Let the width of the river be $d$, the speed of the ferry in still water be $v_f$, and the speed of the river current be $v_c$. We establish a coordinate system where the y-axis is directly across the river and the x-axis is downstream.

The velocity of the ferry relative to the ground, $\vec{v}_g$, is the vector sum of its velocity relative to the water, $\vec{v}_f$, and the velocity of the water (current) relative to the ground, $\vec{v}_c$.

$$\vec{v}_g = \vec{v}_f + \vec{v}_c$$

Let the ferry head at an angle $\theta$ with respect to the y-axis (the line directly across the river). The components of the velocities are:

$\vec{v}_f = (v_f \sin\theta) \hat{i} + (v_f \cos\theta) \hat{j}$ $\vec{v}_c = v_c \hat{i}$

The ferry's velocity relative to the ground is:

$\vec{v}_g = (v_f \sin\theta + v_c) \hat{i} + (v_f \cos\theta) \hat{j}$

The time $t$ to cross the river of width $d$ depends only on the y-component of the ground velocity, $v_{g,y}$:

$$t = \frac{d}{v_{g,y}} = \frac{d}{v_f \cos\theta}$$

[Q1] Direction for Shortest Time To minimize the crossing time $t$, the denominator $v_f \cos\theta$ must be maximized. Since $v_f$ is a constant speed, we must maximize $\cos\theta$. The maximum value of $\cos\theta$ is 1, which occurs when $\theta = 0^\circ$. Therefore, the ferry should head directly across the river, perpendicular to the current.
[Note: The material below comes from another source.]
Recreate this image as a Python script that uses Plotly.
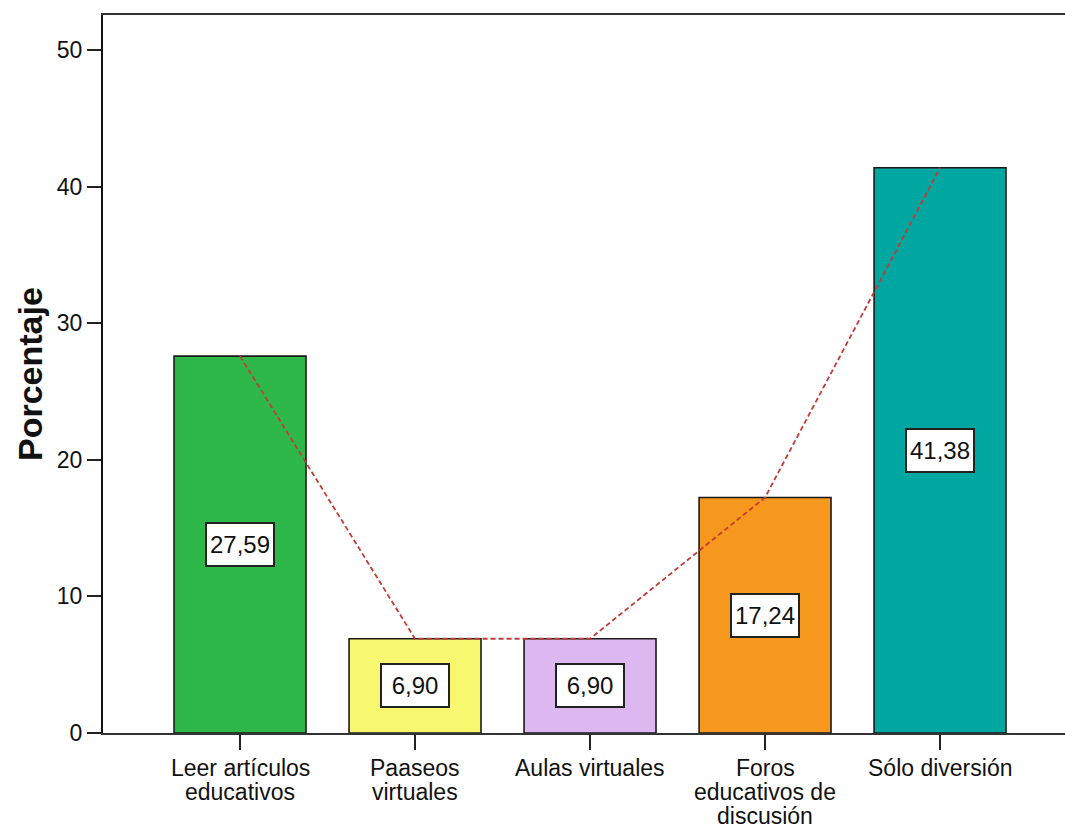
import plotly.graph_objects as go

categories = ["Leer artículos educativos", "Paaseos virtuales", "Aulas virtuales",
              "Foros educativos de discusión", "Sólo diversión"]
label_lines = [["Leer artículos", "educativos"], ["Paaseos", "virtuales"], ["Aulas virtuales"],
               ["Foros", "educativos de", "discusión"], ["Sólo diversión"]]
values = [27.59, 6.90, 6.90, 17.24, 41.38]
colors = ["#2EB84A", "#F8F870", "#DDB8F0", "#F7981E", "#00A6A0"]
y_ticks = [0, 10, 20, 30, 40, 50]

FONT = "Liberation Sans, Arial, sans-serif"
pos = list(range(len(categories)))

fig = go.Figure()
fig.add_trace(go.Bar(x=pos, y=values, width=0.754,
                     marker=dict(color=colors, line=dict(color="#1a1a1a", width=1.6)),
                     hoverinfo="skip"))
fig.add_trace(go.Scatter(x=pos, y=values, mode="lines",
                         line=dict(color="#C43A35", width=1.8, dash="5px,3px"),
                         hoverinfo="skip"))

annotations = []
for i, v in enumerate(values):
    annotations.append(dict(x=i, y=v / 2, xref="x", yref="y", showarrow=False,
                            text=f"{v:.2f}".replace(".", ","),
                            width=62, height=37,
                            font=dict(family=FONT, size=24, color="#111"),
                            bgcolor="white", bordercolor="#222", borderwidth=2, borderpad=2))
for i, lines in enumerate(label_lines):
    for j, ln in enumerate(lines):
        annotations.append(dict(x=i, y=0, xref="x", yref="paper", showarrow=False,
                                text=ln, yanchor="middle", yshift=-35 - 24 * j,
                                font=dict(family=FONT, size=23, color="#111")))
annotations.append(dict(x=0, y=0.5, xref="paper", yref="paper", showarrow=False,
                        text="Porcentaje", textangle=-90, xshift=-73, xanchor="center",
                        font=dict(family=FONT, size=34, color="#111", weight="bold")))

fig.update_layout(
    width=1065, height=827,
    margin=dict(l=103, r=0, t=15, b=94),
    paper_bgcolor="white", plot_bgcolor="white",
    showlegend=False,
    annotations=annotations,
    xaxis=dict(range=[-0.783, 4.714], tickvals=pos, showticklabels=False,
               ticks="outside", ticklen=15, tickwidth=2, tickcolor="#222",
               showline=True, linecolor="#333", linewidth=2, mirror=True,
               showgrid=False, zeroline=False, fixedrange=True),
    yaxis=dict(range=[0, 52.56], tickvals=y_ticks, ticks="outside", ticklen=14,
               tickwidth=2, tickcolor="#222",
               tickfont=dict(family=FONT, size=23, color="#111"),
               showline=True, linecolor="#111", linewidth=2,
               showgrid=False, zeroline=False, fixedrange=True),
)

fig.write_html("out.html", config={"displayModeBar": False},
               post_script="document.body.style.margin='0';document.body.style.overflow='hidden';")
[Q2] Path Length for Shortest Time Crossing For the shortest time crossing, we set $\theta = 0^\circ$. The time taken is:

$$t_{min} = \frac{d}{v_f \cos(0^\circ)} = \frac{d}{v_f}$$

During this time, the ferry is carried downstream by the current. The distance it drifts downstream, $x_{drift}$, is determined by the x-component of its ground velocity, $v_{g,x} = v_f \sin(0^\circ) + v_c = v_c$.

$$x_{drift} = v_{g,x} \cdot t_{min} = v_c \frac{d}{v_f}$$

The total path length, $L$, is the magnitude of the total displacement vector, which has components $d$ (across) and $x_{drift}$ (downstream). Using the Pythagorean theorem:

$$L = \sqrt{d^2 + x_{drift}^2} = \sqrt{d^2 + \left(\frac{v_c d}{v_f}\right)^2}$$ $$L = d \sqrt{1 + \left(\frac{v_c}{v_f}\right)^2}$$

Substituting the given values:

$d = 600$ m, $v_f = 20$ m/s, $v_c = 17.32$ m/s. $$L = 600 \sqrt{1 + \left(\frac{17.32}{20}\right)^2} = 600 \sqrt{1 + (0.866)^2}$$ $$L = 600 \sqrt{1 + 0.749956} = 600 \sqrt{1.749956} \approx 600(1.32286)$$ $$L \approx 793.7 \text{ m}$$